* BEGIN *

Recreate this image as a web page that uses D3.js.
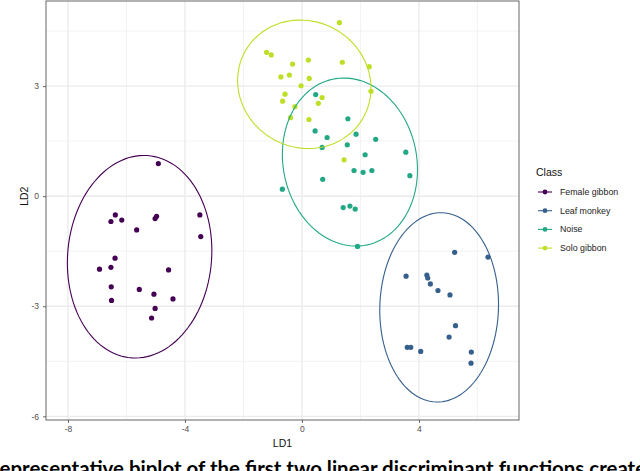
<!DOCTYPE html>
<html>
<head>
<meta charset="utf-8">
<script src="https://cdn.jsdelivr.net/npm/d3@7"></script>
<style>
  body { margin: 0; background: #fff; }
  svg { display: block; }
</style>
</head>
<body>
<div id="chart"></div>
<script>
// class names
const classes = ["Female gibbon", "Leaf monkey", "Noise", "Solo gibbon"];

// LD1 / LD2 scores
const femaleLD1 = [-4.91, -6.53, -6.38, -6.16, -5.65, -5.02, -4.97, -3.49, -3.46, -6.39, -6.92, -6.53, -4.56, -6.52, -5.56, -5.06, -4.41, -6.51, -5.02, -5.14];
const femaleLD2 = [0.89, -0.69, -0.51, -0.65, -0.92, -0.61, -0.55, -0.51, -1.10, -1.69, -1.99, -1.94, -2.01, -2.47, -2.54, -2.67, -2.80, -2.84, -3.06, -3.32];

const leafLD1 = [5.22, 6.36, 3.56, 4.27, 4.30, 4.39, 4.65, 5.06, 5.25, 5.03, 3.60, 3.72, 4.06, 5.79, 5.78];
const leafLD2 = [-1.53, -1.66, -2.18, -2.15, -2.23, -2.39, -2.57, -2.69, -3.53, -3.84, -4.12, -4.12, -4.23, -4.25, -4.55];

const noiseLD1 = [0.47, 1.57, 0.45, 0.86, 1.85, 2.52, 0.69, 1.55, 3.55, 2.16, 1.78, 2.09, 2.39, 3.69, 0.71, -0.67, 1.41, 1.64, 1.82, 1.90];
const noiseLD2 = [2.77, 2.11, 1.78, 1.60, 1.69, 1.55, 1.33, 1.40, 1.20, 1.13, 0.70, 0.65, 0.70, 0.56, 0.46, 0.19, -0.31, -0.27, -0.35, -1.37];

const soloLD1 = [1.28, -1.21, -1.05, -0.32, 0.22, 1.38, 2.30, -0.72, -0.43, 0.25, -0.03, 2.36, -0.58, -0.66, 0.69, 0.56, -0.24, -0.39, 0.24, 1.44];
const soloLD2 = [4.73, 3.92, 3.85, 3.60, 3.71, 3.65, 3.53, 3.25, 3.30, 3.21, 3.01, 2.86, 2.78, 2.59, 2.69, 2.53, 2.44, 2.14, 2.09, 0.99];

// 95% ellipses per class (centre, half widths, correlation)
const ellipseCx = [-5.55, 4.69, 1.64, 0.08];
const ellipseCy = [-1.65, -3.03, 0.93, 3.05];
const ellipseRx = [2.47, 2.03, 2.31, 2.28];
const ellipseRy = [2.76, 2.58, 2.29, 1.75];
const ellipseRho = [0.06, 0.03, -0.09, -0.06];

// axis ticks
const xTicks = [-8, -4, 0, 4];
const yTicks = [-6, -3, 0, 3];
const xMinor = [-6, -2, 2, 6];
const yMinor = [-4.5, -1.5, 1.5, 4.5];

const caption = "Representative biplot of the first two linear discriminant functions created";

// set dimensions
const width = 640,
    height = 471,
    panel = { left: 46, right: 519, top: 1, bottom: 420 };

const svg = d3.select("#chart")
    .append("svg")
    .attr("width", width)
    .attr("height", height)
    .style("font-family", "'Liberation Sans', Arial, sans-serif");

svg.append("rect").attr("width", width).attr("height", height).attr("fill", "#fff");

// scales
const xScale = d3.scaleLinear()
    .domain([-8.75, 7.42])
    .range([panel.left, panel.right]);

const yScale = d3.scaleLinear()
    .domain([-6.1, 5.32])
    .range([panel.bottom, panel.top]);

const color = d3.scaleOrdinal()
    .domain(classes)
    .range([0, 0.3, 0.6, 0.9].map(d3.interpolateViridis));

// grid
const grid = svg.append("g");
grid.selectAll(".xminor").data(xMinor).enter().append("line")
    .attr("x1", d => xScale(d)).attr("x2", d => xScale(d))
    .attr("y1", panel.top).attr("y2", panel.bottom)
    .attr("stroke", "#f0f0f0").attr("stroke-width", 0.8);
grid.selectAll(".yminor").data(yMinor).enter().append("line")
    .attr("y1", d => yScale(d)).attr("y2", d => yScale(d))
    .attr("x1", panel.left).attr("x2", panel.right)
    .attr("stroke", "#f0f0f0").attr("stroke-width", 0.8);
grid.selectAll(".xmajor").data(xTicks).enter().append("line")
    .attr("x1", d => xScale(d)).attr("x2", d => xScale(d))
    .attr("y1", panel.top).attr("y2", panel.bottom)
    .attr("stroke", "#ebebeb").attr("stroke-width", 1.4);
grid.selectAll(".ymajor").data(yTicks).enter().append("line")
    .attr("y1", d => yScale(d)).attr("y2", d => yScale(d))
    .attr("x1", panel.left).attr("x2", panel.right)
    .attr("stroke", "#ebebeb").attr("stroke-width", 1.4);

// axes (plain hyphen for negatives, like R)
const xAxis = d3.axisBottom(xScale).tickValues(xTicks).tickSize(3).tickPadding(3)
    .tickFormat(d => String(d));
const yAxis = d3.axisLeft(yScale).tickValues(yTicks).tickSize(3).tickPadding(4)
    .tickFormat(d => String(d));

const gx = svg.append("g")
    .attr("transform", "translate(0," + panel.bottom + ")")
    .call(xAxis);
const gy = svg.append("g")
    .attr("transform", "translate(" + panel.left + ",0)")
    .call(yAxis);

[gx, gy].forEach(g => {
    g.attr("font-family", null);
    g.select(".domain").remove();
    g.selectAll(".tick line").attr("stroke", "#555").attr("stroke-width", 0.9);
    g.selectAll(".tick text").attr("fill", "#4d4d4d").style("font-size", "8.5px")
        .style("font-family", "'Liberation Sans', Arial, sans-serif");
});

// panel border
svg.append("rect")
    .attr("x", panel.left).attr("y", panel.top)
    .attr("width", panel.right - panel.left)
    .attr("height", panel.bottom - panel.top)
    .attr("fill", "none")
    .attr("stroke", "#555")
    .attr("stroke-width", 0.9);

// axis titles
svg.append("text")
    .attr("x", (panel.left + panel.right) / 2)
    .attr("y", 447)
    .attr("text-anchor", "middle")
    .style("font-size", "10.5px")
    .attr("fill", "#111")
    .text("LD1");

svg.append("text")
    .attr("transform", "translate(28," + yScale(0) + ") rotate(-90)")
    .attr("text-anchor", "middle")
    .style("font-size", "10.5px")
    .attr("fill", "#111")
    .text("LD2");

// points
const groups = [
    [femaleLD1, femaleLD2],
    [leafLD1, leafLD2],
    [noiseLD1, noiseLD2],
    [soloLD1, soloLD2]
];
const points = [];
groups.forEach((g, i) => g[0].forEach((x, j) => points.push({ cls: classes[i], x: x, y: g[1][j] })));

svg.append("g").selectAll("circle")
    .data(points)
    .enter()
    .append("circle")
    .attr("cx", d => xScale(d.x))
    .attr("cy", d => yScale(d.y))
    .attr("r", 2.6)
    .attr("fill", d => color(d.cls));

// ellipses
const line = d3.line()
    .x(d => xScale(d[0]))
    .y(d => yScale(d[1]))
    .curve(d3.curveLinearClosed);

const ellipses = classes.map((c, i) => {
    const phi = Math.asin(ellipseRho[i]);
    return d3.range(120).map(k => {
        const t = k / 120 * 2 * Math.PI;
        return [ellipseCx[i] + ellipseRx[i] * Math.cos(t),
                ellipseCy[i] + ellipseRy[i] * Math.sin(t + phi)];
    });
});

svg.append("g").selectAll("path")
    .data(ellipses)
    .enter()
    .append("path")
    .attr("d", line)
    .attr("fill", "none")
    .attr("stroke", (d, i) => color(classes[i]))
    .attr("stroke-width", 1.1);

// legend
const legendGroup = svg.append("g").attr("id", "legend");

legendGroup.append("text")
    .attr("x", 536)
    .attr("y", 176)
    .style("font-size", "10.5px")
    .attr("fill", "#111")
    .text("Class");

const legend = legendGroup.selectAll(".legend-label")
    .data(classes)
    .enter()
    .append("g")
    .attr("class", "legend-label")
    .attr("transform", (d, i) => `translate(0,${192 + i * 18.7})`);

legend.append("line")
    .attr("x1", 538).attr("x2", 552)
    .attr("stroke", d => color(d))
    .attr("stroke-width", 1.1);

legend.append("circle")
    .attr("cx", 545)
    .attr("r", 2.4)
    .attr("fill", d => color(d));

legend.append("text")
    .attr("x", 560)
    .attr("dy", "0.35em")
    .style("font-size", "8.8px")
    .attr("fill", "#222")
    .text(d => d);

// caption, cut off at the page edges like the source figure
const capFont = "Lato, 'Open Sans', sans-serif";
const measure = svg.append("text")
    .style("font-family", capFont)
    .style("font-weight", "bold")
    .style("font-size", "16px");
const w1 = measure.text("Representative ").node().getComputedTextLength();
const w2 = measure.text("Representative biplot of the first two ").node().getComputedTextLength();
measure.remove();
const s = (322 - 124) / (w2 - w1);

svg.append("text")
    .attr("x", 124 - w1 * s)
    .attr("y", 476)
    .style("font-family", capFont)
    .style("font-weight", "bold")
    .style("font-size", (16 * s) + "px")
    .attr("fill", "#000")
    .text(caption);
</script>
</body>
</html>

* END *

*Exercise task:*
In the listing, find each line with the string "page" and copy it.

*Worked answer:*
Recreate this image as a web page that uses D3.js.
// caption, cut off at the page edges like the source figure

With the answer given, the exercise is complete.